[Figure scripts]
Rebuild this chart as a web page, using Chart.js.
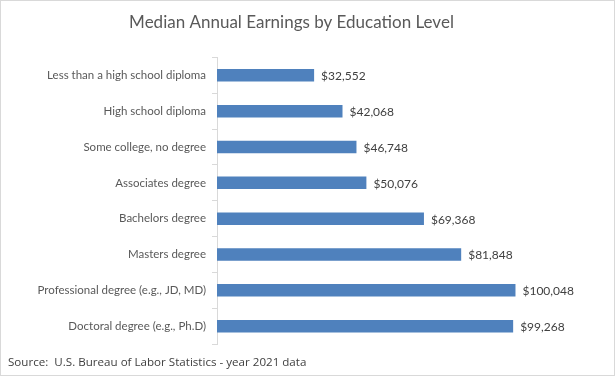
<!DOCTYPE html>
<html>
<head>
<meta charset="utf-8">
<script src="https://cdn.jsdelivr.net/npm/chart.js@4/dist/chart.umd.min.js"></script>
<style>
  html, body { margin: 0; padding: 0; background: #fff; }
  #wrap { width: 615px; height: 376px; box-sizing: border-box; border: 1px solid #d9d9d9; }
  #wrap canvas { display: block; }
</style>
</head>
<body>
<div id="wrap"><canvas id="chart" width="613" height="374"></canvas></div>
<script>
var categories = [
    'Less than a high school diploma',
    'High school diploma',
    'Some college, no degree',
    'Associates degree',
    'Bachelors degree',
    'Masters degree',
    'Professional degree (e.g., JD, MD)',
    'Doctoral degree (e.g., Ph.D)'
];
var earnings = [32552, 42068, 46748, 50076, 69368, 81848, 100048, 99268];
var axisMax = 120000;

var titleText = 'Median Annual Earnings by Education Level';
var sourceText = 'Source:  U.S. Bureau of Labor Statistics - year 2021 data';

var fontFamily = 'Lato, "Open Sans", sans-serif';

// writes "$xx,xxx" just right of each bar
var valueLabels = {
    id: 'valueLabels',
    afterDatasetsDraw: function(chart) {
        var ctx = chart.ctx;
        var meta = chart.getDatasetMeta(0);
        ctx.save();
        ctx.font = '12px ' + fontFamily;
        ctx.fillStyle = '#404040';
        ctx.textAlign = 'left';
        ctx.textBaseline = 'middle';
        meta.data.forEach(function(bar, i) {
            var v = chart.data.datasets[0].data[i];
            ctx.fillText('$' + v.toLocaleString('en-US'), bar.x + 7, bar.y + 1);
        });
        ctx.restore();
    }
};

var ctx = document.getElementById('chart').getContext('2d');

var chartData = {
    type: 'bar',
    data: {
        labels: categories,
        datasets: [{
            label: 'Median annual earnings',
            data: earnings,
            backgroundColor: '#4f81bd',
            borderWidth: 0,
            barPercentage: 0.35,
            categoryPercentage: 1
        }]
    },
    options: {
        indexAxis: 'y',
        responsive: false,
        animation: false,
        layout: { padding: { left: 7, right: 39, top: 0, bottom: 0 } },
        plugins: {
            legend: { display: false },
            tooltip: { enabled: false },
            title: {
                display: true,
                text: titleText,
                color: '#595959',
                font: { family: fontFamily, size: 17, weight: 'normal' },
                padding: { top: 11, bottom: 25 }
            },
            subtitle: {
                display: true,
                text: sourceText,
                position: 'bottom',
                align: 'start',
                color: '#404040',
                font: { family: '"Open Sans", sans-serif', size: 11.6, weight: 'normal' },
                padding: { top: 12, bottom: 5 }
            }
        },
        scales: {
            x: {
                display: false,
                min: 0,
                max: axisMax
            },
            y: {
                afterFit: function(scale) { scale.width = 209; },
                grid: {
                    offset: true,
                    drawOnChartArea: false,
                    drawTicks: true,
                    tickLength: 5,
                    color: '#d9d9d9'
                },
                border: { display: true, color: '#d9d9d9' },
                ticks: {
                    color: '#595959',
                    padding: 6,
                    font: { family: fontFamily, size: 11.5 }
                }
            }
        }
    },
    plugins: [valueLabels]
};

var myChart = new Chart(ctx, chartData);
</script>
</body>
</html>
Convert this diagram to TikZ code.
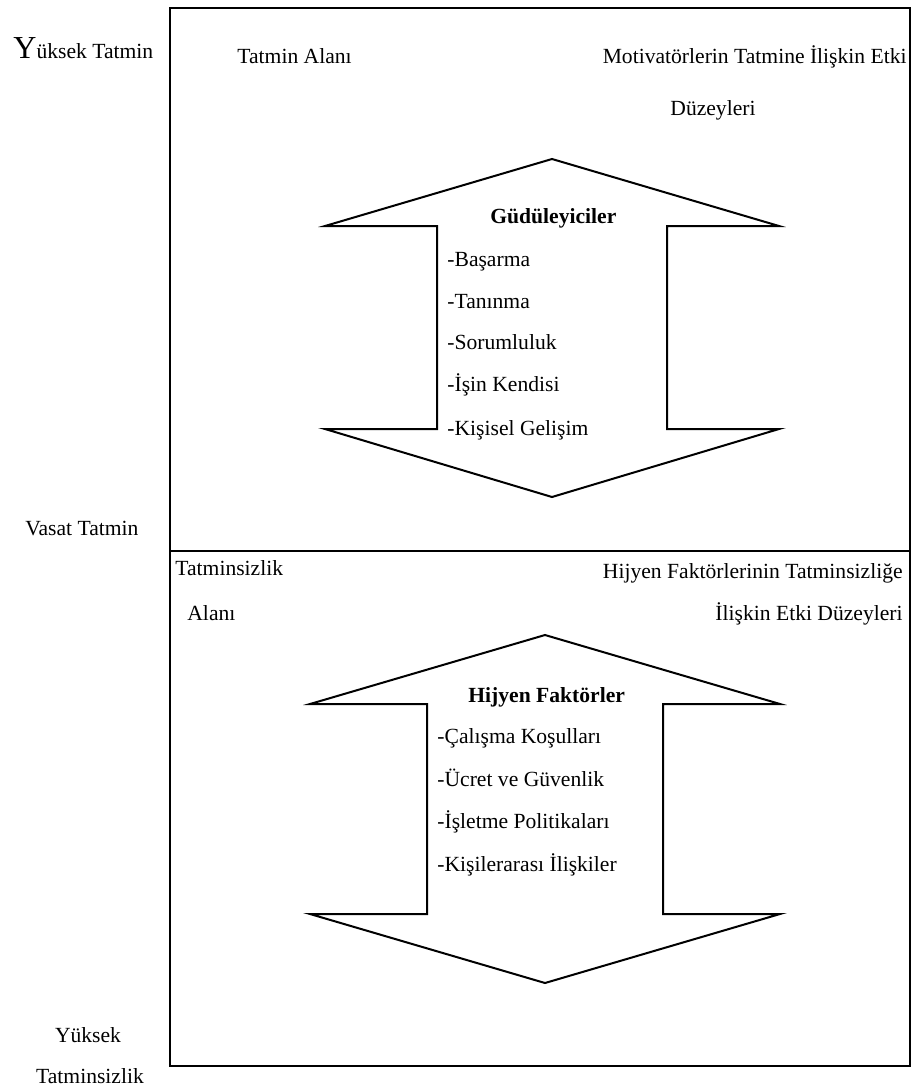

» **Directive**: Write out the entries again, exactly as given, skipping any images.

» **Result**:
Rebuild this chart as a web page, using Chart.js.
<!DOCTYPE html>
<html>
<head>
<meta charset="utf-8">
<script src="https://cdn.jsdelivr.net/npm/chart.js@4/dist/chart.umd.min.js"></script>
<style>
  html, body { margin: 0; padding: 0; background: #fff; }
  #wrap { width: 615px; height: 376px; box-sizing: border-box; border: 1px solid #d9d9d9; }
  #wrap canvas { display: block; }
</style>
</head>
<body>
<div id="wrap"><canvas id="chart" width="613" height="374"></canvas></div>
<script>
var categories = [
    'Less than a high school diploma',
    'High school diploma',
    'Some college, no degree',
    'Associates degree',
    'Bachelors degree',
    'Masters degree',
    'Professional degree (e.g., JD, MD)',
    'Doctoral degree (e.g., Ph.D)'
];
var earnings = [32552, 42068, 46748, 50076, 69368, 81848, 100048, 99268];
var axisMax = 120000;

var titleText = 'Median Annual Earnings by Education Level';
var sourceText = 'Source:  U.S. Bureau of Labor Statistics - year 2021 data';

var fontFamily = 'Lato, "Open Sans", sans-serif';

// writes "$xx,xxx" just right of each bar
var valueLabels = {
    id: 'valueLabels',
    afterDatasetsDraw: function(chart) {
        var ctx = chart.ctx;
        var meta = chart.getDatasetMeta(0);
        ctx.save();
        ctx.font = '12px ' + fontFamily;
        ctx.fillStyle = '#404040';
        ctx.textAlign = 'left';
        ctx.textBaseline = 'middle';
        meta.data.forEach(function(bar, i) {
            var v = chart.data.datasets[0].data[i];
            ctx.fillText('$' + v.toLocaleString('en-US'), bar.x + 7, bar.y + 1);
        });
        ctx.restore();
    }
};

var ctx = document.getElementById('chart').getContext('2d');

var chartData = {
    type: 'bar',
    data: {
        labels: categories,
        datasets: [{
            label: 'Median annual earnings',
            data: earnings,
            backgroundColor: '#4f81bd',
            borderWidth: 0,
            barPercentage: 0.35,
            categoryPercentage: 1
        }]
    },
    options: {
        indexAxis: 'y',
        responsive: false,
        animation: false,
        layout: { padding: { left: 7, right: 39, top: 0, bottom: 0 } },
        plugins: {
            legend: { display: false },
            tooltip: { enabled: false },
            title: {
                display: true,
                text: titleText,
                color: '#595959',
                font: { family: fontFamily, size: 17, weight: 'normal' },
                padding: { top: 11, bottom: 25 }
            },
            subtitle: {
                display: true,
                text: sourceText,
                position: 'bottom',
                align: 'start',
                color: '#404040',
                font: { family: '"Open Sans", sans-serif', size: 11.6, weight: 'normal' },
                padding: { top: 12, bottom: 5 }
            }
        },
        scales: {
            x: {
                display: false,
                min: 0,
                max: axisMax
            },
            y: {
                afterFit: function(scale) { scale.width = 209; },
                grid: {
                    offset: true,
                    drawOnChartArea: false,
                    drawTicks: true,
                    tickLength: 5,
                    color: '#d9d9d9'
                },
                border: { display: true, color: '#d9d9d9' },
                ticks: {
                    color: '#595959',
                    padding: 6,
                    font: { family: fontFamily, size: 11.5 }
                }
            }
        }
    },
    plugins: [valueLabels]
};

var myChart = new Chart(ctx, chartData);
</script>
</body>
</html>
Convert this diagram to TikZ code.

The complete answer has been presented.